II. Responsibilities for each party shall be as follows:


  • a) Must have access to a computer, a fax or scanner, Internet connection, and a valid email address;
  • b) Access to people and information. Purchaser must provide copies of data or documents needed to analyze the internal as well as the external environment of the purchaser;
  • c) Will complete the questionnaires provided by the Consultant and return them on time;

III. Considerations

In exchange for the Consultant’s services, as set forth in Section I above, the Purchaser will pay the Consultant the amount stated in the proforma invoice (the invoice amount) after the signing of this agreement. The payment can be made on eBizplan’s website or with EFT.

IV. Term

This agreement will take effect as of the date indicated in the introductory paragraph above and shall extend until the Consultant completes all services set forth in Section I, unless earlier termination by the Purchaser with a written notice. On any such notice of termination, services by the Consultant shall be discontinued, and further compensation will cease to accrue.

V. Confidential Information

  • A. On being notified that a party to this Agreement considers information confidential, each party agrees not to disclose the confidential information of the other party, directly or indirectly, under any circumstances or by any means, to any third person, without express, written consent obtained in advance. Each party also agrees not to copy, transmit, reproduce, summarize, quote, or make any commercial or other use whatsoever of the other party’s confidential information, except as provided herein. Each party agrees to exercise the highest degree of care in safeguarding the confidential information of the other party against loss, theft, or inadvertent disclosure and agrees generally to take all steps necessary to ensure the maintenance of confidentiality.
  • B. On termination of this agreement or as otherwise requested, each party agrees to deliver promptly to the other party all confidential information of that party, in whatsoever form, that may be in its possession or under its control.

VI. No Transfer

This Agreement shall not be assigned or transferred by either party without the express written consent of the other party, obtained in advance.

VII. Notices

All notices to be given and communications in connection with this Agreement shall be in writing and addressed to the parties at the following email addresses:


Purchaser (please supply your email address):

VIII. Effect of Partial Invalidity

The invalidity of any portion of this Agreement will not affect the validity of any other provision.

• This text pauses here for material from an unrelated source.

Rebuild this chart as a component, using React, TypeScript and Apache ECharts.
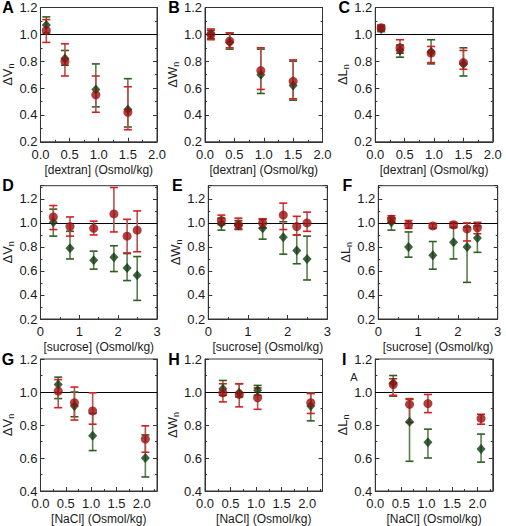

In the event that any provision of this Agreement is held to be invalid, the parties agree that the remaining provisions shall remain in full force and effect as they had been executed by both parties subsequent to the removal of the invalid provision.

IX. Modification of Agreement

Any modification of this Agreement or additional obligations assumed by either party in connection with this Agreement shall be binding and signed by each party or an authorized representative of each party.